Laura’s taking today’s topic, which is Partying at Sewing Summit. She’s going to split it into sections for you.
1) Prepare to party
You want to make the most of your Sewing Summit experience, but you aren’t 85 so crocheting until late (7:30pm) and then going to bed isn’t for you. “But this is SEWING Summit”, I hear you cry. “We’re here to sew”. Trust me, there is going to be plenty of sewing. But who says partying and sewing can’t be combined? Who thinks a cup of tea and a pile of English Paper Pieces is as rocking as you can get? You underestimate yourself. It’s time to go improv and funky and glam up the image of sewing out in the wider community. If the people won’t come to us, we need to go to the people. I’m calling is Sewvangelism.
First up, cocktail dresses. OF COURSE you can sew your own. See this little baby.
When you strike up a conversation with someone in a bar, you can say “this old thing? Oh I just knocked it up on my Bernina/Brother/Husquvana last weekend”. Instant impression.
Or if you want to be more subtle, this.
So make sure you get yourself a tatt (real or temporary) before Sewing Summit. These are a sure-fire way to start up a conversation in a bar or club
If you’re a bit of a wuss, you could just go with nail transfers like this (from KateBroughton.co.uk):
Let’s face it, unless you’re into women, your chances of picking up at Sewing Summit are minimal. Men who are into sewing are generally very happily partnered up. Many SS participants are too, but as Danny said, “When the cat’s away, the cat will play”. And anyway, remember it’s your duty to collect new sewing recruits – at ANY cost. (Just remember to keep birth control in a different container to your pins, needles and scissors. We’re not encouraging irresponsible behaviour – unlike Laura’s mother who is so keen for grandchildren she suggests a totally different approach). Essentially, you need to get away from Sewing Summit in order to do pick up (new recruits). Hence the cocktail dress and tatt pre-preparation.

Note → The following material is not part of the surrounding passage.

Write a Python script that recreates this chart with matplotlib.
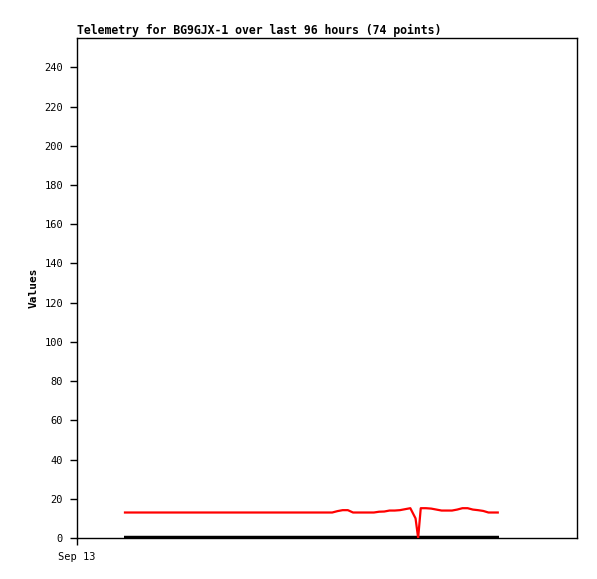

If your dress and tats aren’t noticed, you need to work sewing into conversation in a sexy way. Your first step is to order sewing related drinks in the bar. “Can I please have a Sewjito?” may cause puzzlement. You can then explain, “It’s a mojito with a quarter inch of rum and a quarter inch slice of lime. It’s the sewer’s drink of choice. I like to follow it with a shot of triple sec. That’s the length of time it takes me to start fondling fabric in a craft store”. By the time you’ve downed six of these, (good idea to alternate with cranberry and lime – “this season’s colours of choice” – to keep your hydration levels up), you’ll be ready to pull out lines like “I’ve always wanted a man with a long arm” and “Wow, what big muscles you have. I bet you could bench press three Bernina 830s no problem”. If the Sewjitos get too much for you, whip out a scrunchy you’ve made from Denise Schmidt’s latest line to hold your hair out of the way as you yak in the carpark. If anything is going to impress, that will.
3. The morning after…
You want to make the most out of Sewing Summit, so a helluva hangover combined with tutor Katy of Imagingermonkey’s wardrobe colours and tats and a swag of Kokka fat quarters may cause nausea, so how do you get over it.
We’ve already covered the issue of American “coffee” so relying on that in the morning to get you through the classes the next day is possibly not the answer.
Order a sewing-themed cake before Sewing Summit is a good idea. You can look all sewing-patriotic and get the sugar you need to keep buzzing through the day after the night before.
A pair of dark glasses is also recommended, even if you went to bed at 7:30 with your knitting. That way you can LOOK hung-over and impress people with your cool, hip image (“oh I just found this little funk club and had a few Sewjitos – it was WILD”) while maintaining your spark, staying awake and making the most of what Sewing Summit has to offer.